Drawing for Goodyear Pavilion

September 14, 2001 – December 29, 2001

Born to poverty in 1888 in rural Italy, Alfonso Iannelli became Chicago’s great modernist commercial artist in the early 20th century. He started sculpting by the age of 12. His illustrations at age 26 rivaled those of Vienna’s Gustav Klimt. And by 1915, Frank Lloyd Wright was passing off original Iannelli designs as his own.

Orpheum Poster.
Design for Sunbeam

His death in 1965 ended a design career that had marked his fiftieth anniversary as a legend in Chicago.

Iannelli produced his first solo exhibition at the Art Institute of Chicago before he was 40, proving his prolific talent for the design of furniture, packaging and appliances. Working day and night, his studio generated designs for pavilions, rides and entrances for the 1933 Chicago World’s Fair. And for four decades manufacturers made millions from the sale of streamlined toasters, blenders and fountain pens designed by Iannelli.
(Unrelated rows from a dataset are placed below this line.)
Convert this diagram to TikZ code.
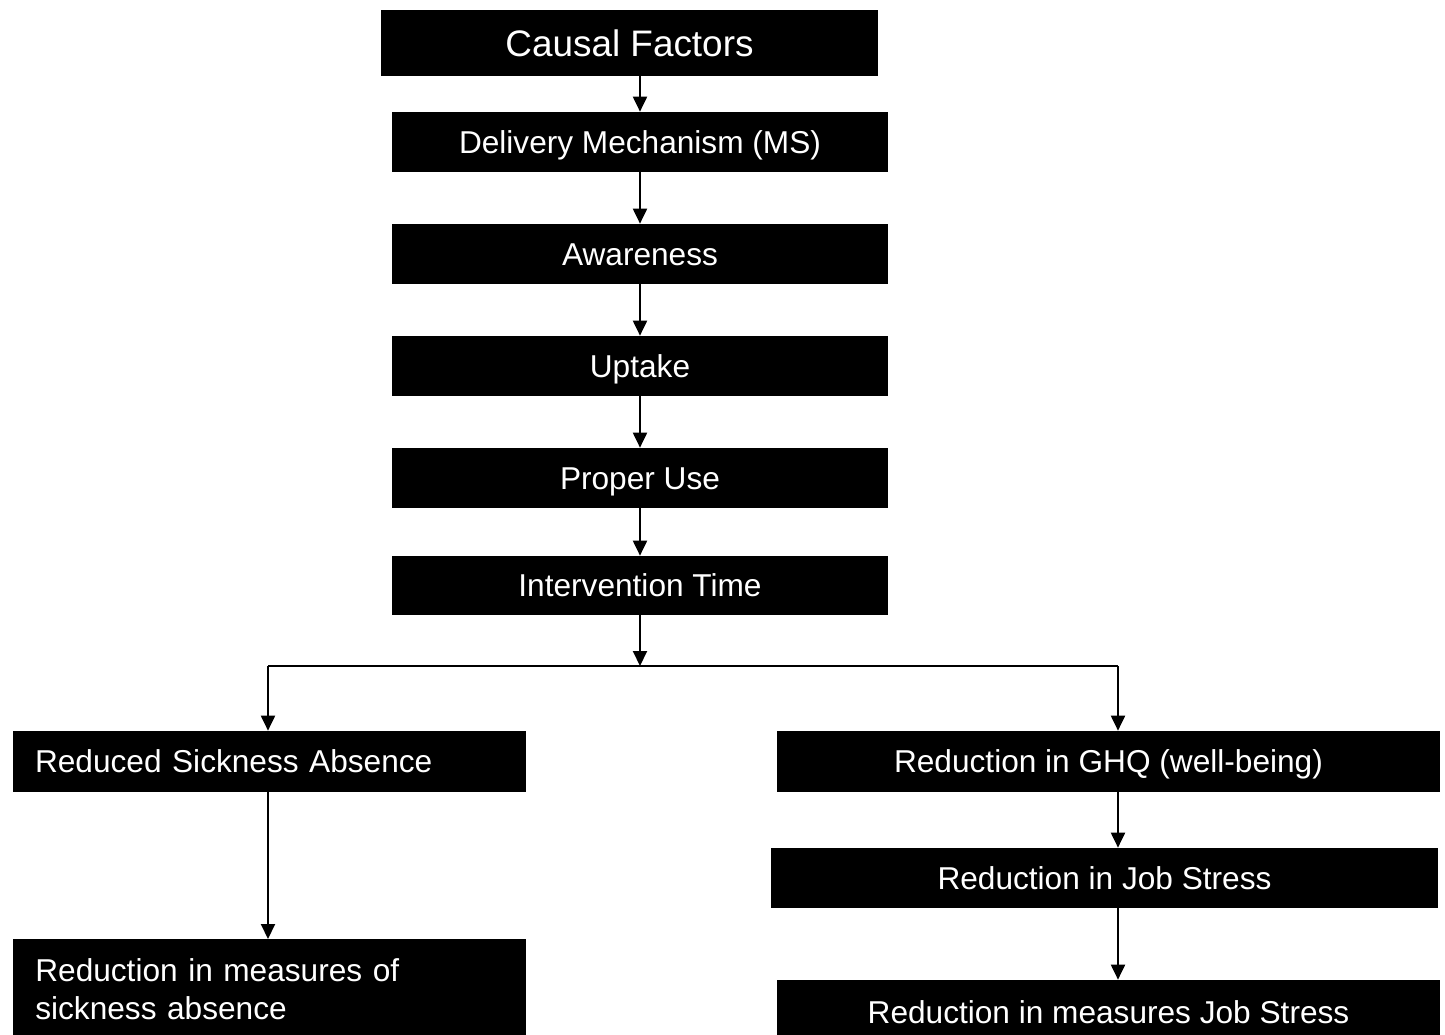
\documentclass[tikz,border=0pt]{standalone}
\usepackage{fontspec}
\setmainfont{Liberation Sans}
\usetikzlibrary{arrows.meta}

\begin{document}
\begin{tikzpicture}[x=0.02cm, y=-0.02cm,
                    blk/.style={fill=black, text=white, inner sep=0pt, font=\fontsize{18}{21.5}\selectfont},
                    box/.style={blk, text height=0.45cm, text depth=0cm},
                    leftbox/.style={align=left, text width=9.38cm, inner xsep=0.44cm},
                    arr/.style={line width=0.04cm, -{Triangle[length=0.3cm,width=0.28cm]}}]
                    \useasboundingbox (0,0) rectangle (1445,1035);
                    \node[box, minimum width=9.94cm, minimum height=1.32cm, text height=0.53cm, font=\fontsize{21}{25}\selectfont] (causal) at (629.5,43) {Causal Factors};
                    \node[box, minimum width=9.92cm, minimum height=1.2cm] (deliv) at (640,142) {Delivery Mechanism (MS)};
                    \node[box, minimum width=9.92cm, minimum height=1.2cm] (aware) at (640,254) {Awareness};
                    \node[box, minimum width=9.92cm, minimum height=1.2cm] (uptake) at (640,366) {Uptake};
                    \node[box, minimum width=9.92cm, minimum height=1.2cm] (proper) at (640,478) {Proper Use};
                    \node[box, minimum width=9.92cm, minimum height=1.18cm] (interv) at (640,585.5) {Intervention Time};
                    \node[box, leftbox, minimum height=1.22cm] (sick) at (269.5,761.5) {Reduced Sickness Absence};
                    \node[blk, leftbox, inner ysep=0.38cm, anchor=north west] (sickm) at (13,939) {Reduction in measures of\\sickness absence};
                    \node[box, minimum width=13.26cm, minimum height=1.22cm] (ghq) at (1108.5,761.5) {Reduction in GHQ (well-being)};
                    \node[box, minimum width=13.34cm, minimum height=1.2cm] (jobs) at (1104.5,878) {Reduction in Job Stress};
                    \node[box, minimum width=13.26cm, minimum height=1.28cm] (jobm) at (1108.5,1012) {Reduction in measures Job Stress};
                    \coordinate (split) at (640,666);
                    \coordinate (jl) at (268,666);
                    \coordinate (jr) at (1118,666);
                    \draw[arr] (causal.south -| deliv.north) -- (deliv.north);
                    \draw[arr] (deliv) -- (aware);
                    \draw[arr] (aware) -- (uptake);
                    \draw[arr] (uptake) -- (proper);
                    \draw[arr] (proper) -- (interv);
                    \draw[arr] (interv) -- (split);
                    \draw[line width=0.04cm] (jl) -- (jr);
                    \draw[arr] (jl) -- (jl |- sick.north);
                    \draw[arr] (jr) -- (jr |- ghq.north);
                    \draw[arr] (sick.south -| jl) -- (sickm.north -| jl);
                    \draw[arr] (ghq.south -| jr) -- (jobs.north -| jr);
                    \draw[arr] (jobs.south -| jr) -- (jobm.north -| jr);
                \end{tikzpicture}
\end{document}
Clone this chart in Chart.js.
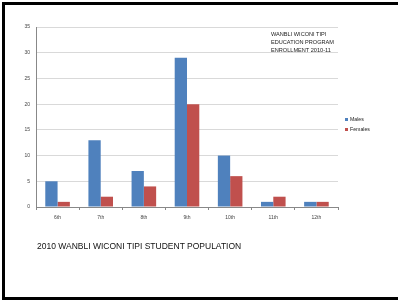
<!DOCTYPE html>
<html>
<head>
<meta charset="utf-8">
<script src="https://cdn.jsdelivr.net/npm/chart.js@4"></script>
<style>
  html, body { margin: 0; background: #fff; overflow: hidden; font-family: "Liberation Sans", Arial, sans-serif; }
  .edge { position: absolute; background: #000; }
  #chart { position: absolute; left: 0; top: 0; }
  .txt { position: absolute; color: #222; white-space: nowrap; }
  #inTitle { left: 271px; top: 30px; font-size: 5.6px; line-height: 8px; }
  #caption { left: 37px; top: 241px; font-size: 8.5px; color: #111; }
  #legend { left: 345px; top: 114px; font-size: 5.2px; line-height: 10px; }
  #legend span.sw { display: inline-block; width: 3px; height: 3px; margin-right: 2px; vertical-align: middle; }
</style>
</head>
<body>
<div class="edge" style="left:2px; top:2px; width:500px; height:3px"></div>
<div class="edge" style="left:2px; top:2px; width:3px; height:298px"></div>
<div class="edge" style="left:2px; top:297px; width:500px; height:3px"></div>
<canvas id="chart" width="398" height="301"></canvas>
<div class="txt" id="inTitle">WANBLI WICONI TIPI<br>EDUCATION PROGRAM<br>ENROLLMENT 2010-11</div>
<div class="txt" id="legend"></div>
<div class="txt" id="caption">2010 WANBLI WICONI TIPI STUDENT POPULATION</div>
<script>
const grades = ['6th', '7th', '8th', '9th', '10th', '11th', '12th'];
const males = [5, 13, 7, 29, 10, 1, 1];
const females = [1, 2, 4, 20, 6, 2, 1];
const yTicks = [0, 5, 10, 15, 20, 25, 30, 35];

const series = [
    { label: 'Males', data: males, color: '#4F81BD' },
    { label: 'Females', data: females, color: '#C0504D' }
];

const tickFont = { family: 'Liberation Sans', size: 5 };

new Chart(document.getElementById('chart'), {
    type: 'bar',
    data: {
        labels: grades,
        datasets: series.map(s => ({
            label: s.label, data: s.data, backgroundColor: s.color,
            categoryPercentage: 0.57, barPercentage: 1
        }))
    },
    options: {
        responsive: false, animation: false, devicePixelRatio: 1,
        layout: { padding: { left: 0, top: 27, right: 60, bottom: 0 } },
        plugins: { legend: { display: false }, tooltip: { enabled: false } },
        scales: {
            y: {
                min: 0, max: 35,
                afterBuildTicks: s => { s.ticks = yTicks.map(v => ({ value: v })); },
                afterFit: s => { s.width = 36; },
                ticks: { font: tickFont, color: '#444', padding: 6 },
                grid: { color: '#d9d9d9', drawTicks: false },
                border: { color: '#888' }
            },
            x: {
                afterFit: s => { s.height = 94; },
                ticks: { font: tickFont, color: '#444', padding: 5 },
                grid: { offset: true, drawOnChartArea: false, tickLength: 3, color: '#888' },
                border: { color: '#888' }
            }
        }
    }
});

document.getElementById('legend').innerHTML = series.map(s =>
    `<div><span class="sw" style="background:${s.color}"></span>${s.label}</div>`).join('');
</script>
</body>
</html>
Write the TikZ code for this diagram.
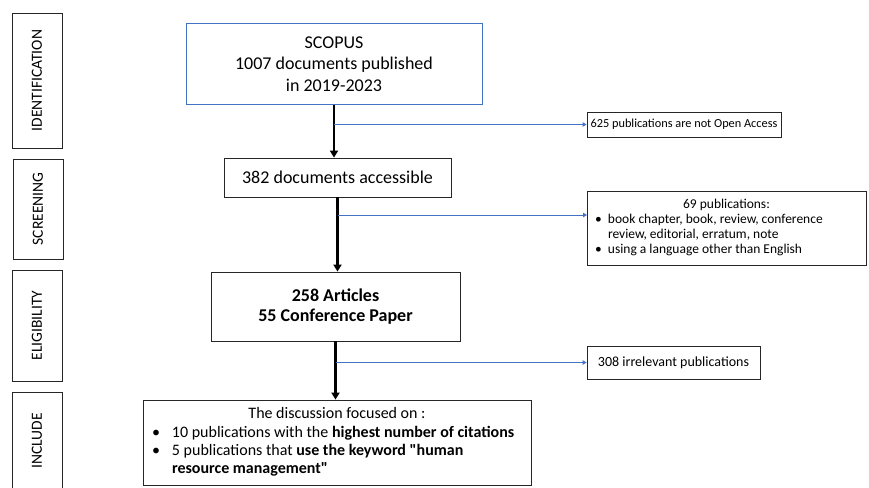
\documentclass[tikz,border=0pt]{standalone}
\usepackage{fontspec}
\setmainfont{Carlito}
\usetikzlibrary{arrows.meta}

\definecolor{flowblue}{RGB}{68,114,196}

\tikzset{
  box/.style={draw=black!85,line width=.8pt,inner sep=0pt,align=center},
  stage/.style={box,rotate=90,minimum height=50pt,font=\fontsize{15.5}{18}\selectfont},
  mainarrow/.style={line width=2.2pt,-{Triangle[width=8pt,length=7pt]}},
  sidearrow/.style={flowblue,line width=.9pt,-{Triangle[width=4.5pt,length=4pt]}}
}

\begin{document}
\begin{tikzpicture}[x=1pt,y=-1pt]
  \useasboundingbox (0,0) rectangle (869,487);
  % phases
  \node[stage,minimum width=135pt] (ident) at (37,80.5) {IDENTIFICATION};
  \node[stage,minimum width=100pt] (screen) at (38,209) {SCREENING};
  \node[stage,minimum width=111pt] (eligib) at (37,325.5) {ELIGIBILITY};
  \node[stage,minimum width=98pt] (incl) at (37,441) {INCLUDE};
  % main flow
  \node[box,draw=flowblue,line width=1pt,minimum width=296pt,minimum height=80pt,
    font=\fontsize{18}{21.5}\selectfont] (scopus) at (334,64)
    {SCOPUS\\1007 documents published\\in 2019-2023};
  \node[box,minimum width=227pt,minimum height=39pt,font=\fontsize{18}{21.5}\selectfont]
    (access) at (337.5,177.5) {382 documents accessible};
  \node[box,minimum width=249pt,minimum height=69pt,font=\bfseries\fontsize{18}{20}\selectfont]
    (articles) at (335.5,306.5) {258 Articles\\55 Conference Paper};
  \node[box,minimum width=388pt,minimum height=85pt,font=\fontsize{16}{18.3}\selectfont]
    (final) at (337,442.5)
    {\begin{tabular}{@{}p{20pt}@{}p{350pt}@{}}
       \multicolumn{2}{c}{The discussion focused on :}\\
       \textbullet & 10 publications with the \textbf{highest number of citations}\\
       \textbullet & 5 publications that \textbf{use the keyword \textquotedbl human}\\
                   & \textbf{resource management\textquotedbl}
     \end{tabular}};
  % excluded
  \node[box,minimum width=194pt,minimum height=25pt,font=\fontsize{12.3}{15}\selectfont]
    (notopen) at (684,124.5) {625 publications are not Open Access};
  \node[box,minimum width=279pt,minimum height=74pt,font=\fontsize{13.5}{15.2}\selectfont]
    (types) at (726.5,228)
    {\begin{tabular}{@{}p{13pt}@{}p{250pt}@{}}
       \multicolumn{2}{c}{69 publications:}\\
       \textbullet & book chapter, book, review, conference\\
                   & review, editorial, erratum, note\\
       \textbullet & using a language other than English
     \end{tabular}};
  \node[box,minimum width=173pt,minimum height=33pt,font=\fontsize{14}{16}\selectfont]
    (irrel) at (673.5,362.5) {308 irrelevant publications};
  \coordinate (typesin) at (587,215);

  \draw[mainarrow] (scopus.south) -- (scopus.south |- access.north);
  \draw[mainarrow] (access.south) -- (access.south |- articles.north);
  \draw[mainarrow] (articles.south) -- (articles.south |- final.north);
  \draw[sidearrow] (scopus.south |- notopen.west) -- (notopen.west);
  \draw[sidearrow] (access.south |- typesin) -- (typesin);
  \draw[sidearrow] (articles.south |- irrel.west) -- (irrel.west);
\end{tikzpicture}
\end{document}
His productivity, like his talent, seemed limitless.

ArchiTech Gallery presents a special exhibition and sale of seminal design drawings from Alfonso Iannelli’s personal archives, spanning the breadth of his extensive career.

Included are original 1910 vaudeville posters, murals and sculptures from his Art Institute exhibitions, pavilion designs for A Century of Progress, as well as dozens of architectural and consumer product designs.